Love_41“Fighting for peace is like screwing for virginity.” George Carlin

I was thinking about why I feel so comfortable with transparency. I have told people who serve as counselors and fellow travelers in my groups of which I am a participant that I don’t require confidentiality. Actually, the opposite is true for me. I feel that if others are moved by my words, maybe they will move others in the same way. My deep commitment to service could be satisfied in yet another way, one that requires less energy on my part. That is always appreciated these days.

In exploring why I feel so trusting, I’m really not sure. I just trust people to disseminate my words in an ethical way. In the few situations where this may not be relayed ethically, that is on them. And I know that if they had less pain in their lives, they would do better.

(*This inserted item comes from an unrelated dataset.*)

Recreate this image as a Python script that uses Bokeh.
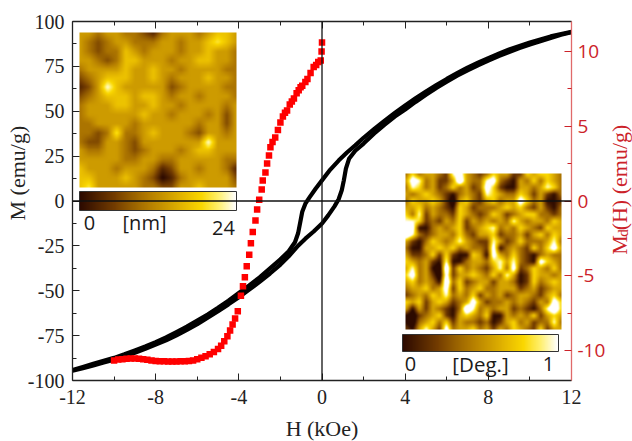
import math
import numpy as np
from bokeh.plotting import figure
from bokeh.layouts import row
from bokeh.models import Range1d, LinearAxis, FixedTicker, Span, Label, LinearColorMapper, Title
from bokeh.core.properties import value
from bokeh.embed import file_html
from bokeh.resources import INLINE

x_ticks = [-12, -8, -4, 0, 4, 8, 12]
x_minor = [-10, -6, -2, 2, 6, 10]
x_labels = ["-12", "-8", "-4", "0", "4", "8", "12"]
y_ticks = [-100, -75, -50, -25, 0, 25, 50, 75, 100]
y_minor = [-87.5, -62.5, -37.5, -12.5, 12.5, 37.5, 62.5, 87.5]
y_labels = ["-100", "-75", "-50", "-25", "0", "25", "50", "75", "100"]
md_ticks = [-10, -5, 0, 5, 10]
md_minor = [-7.5, -2.5, 2.5, 7.5]
md_labels = ["-10", "-5", "0", "5", "10"]

h_up = [12, 11.5, 11, 10.5, 10, 9.5, 9, 8.5, 8, 7.5, 7, 6.5, 6, 5.5, 5, 4.5, 4, 3.5, 3, 2.5, 2, 1.6, 1.2, 0.8, 0.4, 0,
        -0.3, -0.6, -0.8, -0.95, -1.05, -1.15, -1.3, -1.6, -2, -2.5, -3, -3.5, -4, -4.5, -5, -5.5, -6, -6.5, -7, -7.5,
        -8, -8.5, -9, -9.5, -10, -10.5, -11, -11.5, -12]
m_up = [94.2, 93, 91.7, 90, 88.3, 86.4, 84.4, 82, 79.6, 77, 74.3, 71.2, 68, 64.6, 61, 57.2, 53.2, 49, 44.6, 40, 35.2, 31,
        27, 22.5, 17.5, 11.5, 7, 2, -1.5, -6, -12, -18, -23, -28, -32.5, -37.5, -42.5, -47, -51.2, -55.5, -59.5, -63.2,
        -66.6, -70, -73, -76, -78.6, -81, -83.2, -85.4, -87.4, -89, -90.7, -92.5, -94.2]
h_lo = [-12, -11.5, -11, -10.5, -10, -9.5, -9, -8.5, -8, -7.5, -7, -6.5, -6, -5.5, -5, -4.5, -4, -3.5, -3, -2.5, -2, -1.6,
        -1.2, -0.8, -0.4, 0, 0.3, 0.6, 0.8, 0.95, 1.05, 1.15, 1.3, 1.6, 2, 2.5, 3, 3.5, 4, 4.5, 5, 5.5, 6, 6.5, 7, 7.5,
        8, 8.5, 9, 9.5, 10, 10.5, 11, 11.5, 12]
m_lo = [-94.6, -93.2, -91.6, -90, -88.4, -86.6, -84.6, -82.4, -80, -77.6, -74.8, -71.8, -68.6, -65, -61.4, -57.6, -53.6,
        -49.4, -45, -40.4, -35.4, -30.8, -25.5, -21, -17, -12.5, -8, -3, 1, 6, 11.5, 18, 23.5, 28, 32, 37.5, 42.4, 47, 51,
        55.2, 59.2, 63, 66.4, 69.8, 72.8, 75.6, 78.2, 80.8, 83, 85.2, 87.2, 89, 90.8, 92.6, 94]

h_md = [-10, -9.8, -9.6, -9.4, -9.2, -9, -8.8, -8.6, -8.4, -8.2, -8, -7.8, -7.6, -7.4, -7.2, -7, -6.8, -6.6, -6.4, -6.2,
        -6, -5.8, -5.6, -5.4, -5.2, -5, -4.85, -4.7, -4.55, -4.42, -4.3, -4.18, -4.05, -3.9, -3.8, -3.71, -3.62, -3.5,
        -3.42, -3.33, -3.2, -3.12, -3.02, -2.9, -2.85, -2.72, -2.64, -2.55, -2.48, -2.38, -2.25, -2.12, -2, -1.88, -1.78,
        -1.68, -1.55, -1.45, -1.35, -1.22, -1.12, -1.03, -0.95, -0.8, -0.7, -0.55, -0.4, -0.28, -0.18, -0.06, -0.02, 0]
md_val = [-10.66, -10.6, -10.58, -10.55, -10.53, -10.53, -10.55, -10.58, -10.62, -10.66, -10.7, -10.72, -10.72, -10.73,
          -10.73, -10.73, -10.72, -10.72, -10.7, -10.66, -10.58, -10.48, -10.38, -10.25, -10.1, -9.9, -9.68, -9.38, -9.05,
          -8.65, -8.25, -7.85, -7.37, -6.33, -5.7, -5.1, -4.36, -3.6, -2.82, -2.08, -1.3, -0.57, 0.08, 0.77, 1.37, 1.9,
          2.5, 3.04, 3.6, 3.95, 4.25, 4.75, 5.25, 5.65, 5.9, 6.05, 6.45, 6.65, 6.85, 7.2, 7.4, 7.6, 7.7, 7.95, 8.15, 8.55,
          8.95, 9.1, 9.3, 9.4, 10.0, 10.6]

# Hand-read brightness grids (0 dark brown ... 9 white), top row first
afm_rows = [
    "554554432455545665", "543455444554556765", "543446545554556554", "554346655545566554",
    "455556556554555544", "345666556545556554", "235865555534555544", "345666566545545554",
    "455566556554555545", "455555565545554535", "445555455555545535", "443474456555435545",
    "433554355555558555", "544554345554566555", "555554455445555544", "655545554235545542",
    "665556543124555553", "675555544335565554",
]
mfm_rows = [
    "464554378543465533656654", "587453359544784325464654", "476453464534863225545764",
    "545654324543765446535324", "465565315643564558645223", "556454326534445656435324",
    "647354436543465345664434", "776343546354545475455465", "982245456345674546543655",
    "974345546435563445356465", "532465457543375346444574", "422556564544382454364685",
    "533463632265285464324544", "654532722455467574328654", "574521936454357483465464",
    "684531835565464752365545", "564542946345535542364565", "455645836456445553453455",
    "345465745463545345543564", "656356534585344545435486", "525354324974545534324796",
    "213456325654622545463565", "214564635443423564534474", "325753845564535465436355",
]
anchors = [(45, 10, 0), (80, 35, 0), (115, 60, 0), (150, 95, 0), (180, 125, 0), (205, 155, 0), (230, 185, 0),
           (250, 215, 0), (255, 240, 110), (255, 255, 255)]
afm_cbar = ["0", "[nm]", "24"]
mfm_cbar = ["0", "[Deg.]", "1"]
right_title = ["M", "d", "(H) (emu/g)"]


def px(v):
    return -12 + (v - 72) * 24 / 499


def py(v):
    return 100 - (v - 21) * 200 / 359


def blur1(a):
    b = np.pad(a, 1, mode="edge")
    b = (b[:-2, 1:-1] + 2 * b[1:-1, 1:-1] + b[2:, 1:-1]) / 4
    b = np.pad(b, 1, mode="edge")
    return (b[1:-1, :-2] + 2 * b[1:-1, 1:-1] + b[1:-1, 2:]) / 4


def smooth(rows, n, gain=1.0, mid=4.5, passes=3):
    a = np.array([[int(c) for c in r] for r in rows], dtype=float)
    s = np.linspace(0, a.shape[0] - 1, n)
    idx = np.arange(a.shape[0])
    a = np.array([np.interp(s, idx, row_) for row_ in a])
    a = np.array([np.interp(s, idx, col) for col in a.T]).T
    for _ in range(passes):
        a = blur1(a)
    return np.clip((a[::-1] - mid) * gain + mid, 0, 9)


palette = []
for i in range(256):
    t = i / 255 * 9
    k = min(int(t), 8)
    f = t - k
    c = [round(anchors[k][j] * (1 - f) + anchors[k + 1][j] * f) for j in range(3)]
    palette.append("#%02x%02x%02x" % tuple(c))
mapper = LinearColorMapper(palette=palette, low=0, high=9)

p = figure(frame_width=499, frame_height=359, width=608, height=441, output_backend="svg", toolbar_location=None,
           x_range=Range1d(-12, 12), y_range=Range1d(-100, 100), min_border_left=72, min_border_top=21,
           min_border_right=37, min_border_bottom=61, background_fill_color="white", outline_line_color=None)
p.grid.visible = False
p.extra_y_ranges = {"md": Range1d(-12, 12)}

serif = "Liberation Serif"
sans = "Open Sans"
RED = "#cc2229"
DARK = "#222222"


def style(ax, color, font, size, standoff=8):
    ax.axis_line_color = color
    ax.axis_line_width = 1.3
    ax.major_tick_line_color = color
    ax.minor_tick_line_color = color
    ax.major_tick_in = 7
    ax.major_tick_out = 0
    ax.minor_tick_in = 4
    ax.minor_tick_out = 0
    ax.major_label_text_color = color
    ax.major_label_text_font = font
    ax.major_label_text_font_size = size
    ax.major_label_standoff = standoff


xa = p.xaxis[0]
xa.ticker = FixedTicker(ticks=x_ticks, minor_ticks=x_minor)
xa.major_label_overrides = dict(zip(x_ticks, x_labels))
style(xa, DARK, serif, "20px", 9)
xa.axis_label = "H (kOe)"
xa.axis_label_text_font = serif
xa.axis_label_text_font_style = "normal"
xa.axis_label_text_font_size = "22px"
xa.axis_label_text_color = DARK
xa.axis_label_standoff = 9

ya = p.yaxis[0]
ya.ticker = FixedTicker(ticks=y_ticks, minor_ticks=y_minor)
ya.major_label_overrides = dict(zip(y_ticks, y_labels))
style(ya, DARK, serif, "20px", 8)
p.add_layout(Title(text="M (emu/g)", align="left", offset=160, standoff=-10, text_font=serif, text_font_size="22px",
                   text_font_style="normal", text_color=DARK), "left")

top = LinearAxis(ticker=FixedTicker(ticks=x_ticks, minor_ticks=x_minor),
                 major_label_overrides={t: "" for t in x_ticks})
style(top, DARK, serif, "1px", 0)
p.add_layout(top, "above")

ra = LinearAxis(y_range_name="md", ticker=FixedTicker(ticks=md_ticks, minor_ticks=md_minor),
                major_label_overrides=dict(zip(md_ticks, md_labels)))
style(ra, RED, sans, "19px", 6)
ra.axis_line_color = "#e06a6a"
p.add_layout(ra, "right")

p.add_layout(Span(location=0, dimension="height", line_color="#111111", line_width=1.3))
p.add_layout(Span(location=0, dimension="width", line_color="#111111", line_width=1.3))

p.line(h_up, m_up, line_color="black", line_width=4.2, line_join="round")
p.line(h_lo, m_lo, line_color="black", line_width=4.2, line_join="round")
p.scatter(h_md, md_val, y_range_name="md", marker="square", size=6.5, fill_color="#ff0000", line_color=None)

# inset images
p.image(image=[smooth(afm_rows, 157, 1.3, 5, 1)], x=px(79), y=py(187), dw=px(236) - px(79), dh=py(32) - py(187),
        color_mapper=mapper)
p.image(image=[smooth(mfm_rows, 156, 1.75, 4.6, 1)], x=px(405), y=py(329), dw=px(561) - px(405), dh=py(173) - py(329),
        color_mapper=mapper)
grad = np.linspace(0, 9, 156).reshape(1, -1)
p.image(image=[grad], x=px(79), y=py(210), dw=px(236) - px(79), dh=py(191) - py(210), color_mapper=mapper)
p.image(image=[grad], x=px(402), y=py(351), dw=px(558) - px(402), dh=py(334) - py(351), color_mapper=mapper)
p.quad(left=[px(79), px(402)], right=[px(236), px(558)], bottom=[py(210), py(351)], top=[py(191), py(334)],
       fill_color=None, line_color="#333333", line_width=1)


def txt(s, x, y, size="20px"):
    p.add_layout(Label(x=px(x), y=py(y), text=s, text_font=sans, text_font_size=size, text_color="#1a1a1a",
                       text_align="center", text_baseline="middle"))


txt(afm_cbar[0], 89, 222)
txt(afm_cbar[1], 144, 222)
txt(afm_cbar[2], 223, 227)
txt(mfm_cbar[0], 410, 363)
txt(mfm_cbar[1], 480, 363, "20.5px")
txt(mfm_cbar[2], 548, 363)

# strip at the right holding the rotated Md(H) title
s = figure(width=24, height=441, output_backend="svg", toolbar_location=None, x_range=Range1d(608, 632),
           y_range=Range1d(441, 0), min_border=0, outline_line_color=None, background_fill_color="white")
s.axis.visible = False
s.grid.visible = False
for t, x, y, size in zip(right_title, [619, 622, 619], [288, 266, 258], ["22px", "15px", "22px"]):
    s.text(x=[x], y=[y], text=[t], text_font=value(serif), text_font_size=value(size), text_color=RED,
           text_align="left", text_baseline="alphabetic", angle=math.pi / 2)

layout = row(p, s, spacing=0)
open("out.html", "w").write(file_html(layout, INLINE))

When I consider this trust more deeply, I realize that I register little shame in reaction to what I say, I have worked through much in the past. In The Four Agreements, Don Luis Ruiz describes the most important agreement as being impeccable with your words as an essential practice. I realize that saying things that one might regret is painful to not only the recipient, but also the speaker; and in many cases more so to the latter. What is the expression, you cannot unring a bell? How many times in the past have I regretted saying things that hurt other people? Way too many, but fortunately that is in the past and I can forgive that.


Being impeccable with your words leads to freedom and transparency. I have been deeply hurt by harsh words spoken in my direction by someone I deeply love. I don’t know who these words hurt more; suffering was clearly experienced by both parties. Hopefully, we will both grow from the incident and our love and trust will grow once the hurt is completely released.

I can remember in my twenties reacting to my first husband with a swift act of cruelty in my words. He had made a subtle threat about my attachment to my pillow, my transitional object. Historically, I sucked my thumb until I was eleven years old. My pillow was an attachment I wasn’t proud of and I certainly didn’t want it announced to his immediate family. Worse than of the shame of the pillow, was the shame that they were able to see what that energy was capable of in me. I can now understand the shame and fear I experienced with his threat. It is almost on the level of survival that this uncontrollable reaction bursts forth. Thirty years later I can still feel the feelings. My stomach hurts just remembering it.

My study of nonviolent communication for the last seven years has helped my practice of speaking impeccably. I wish this work could be taught in schools. Relational integrity is much more useful than solving equations in higher math. Perhaps terrorism can decrease in the world with more attention to spreading love and vulnerability rather than war.

I notice that my blog entries all seem to end with the same theme–love. After all, the Beatles said it all, Love is all there is.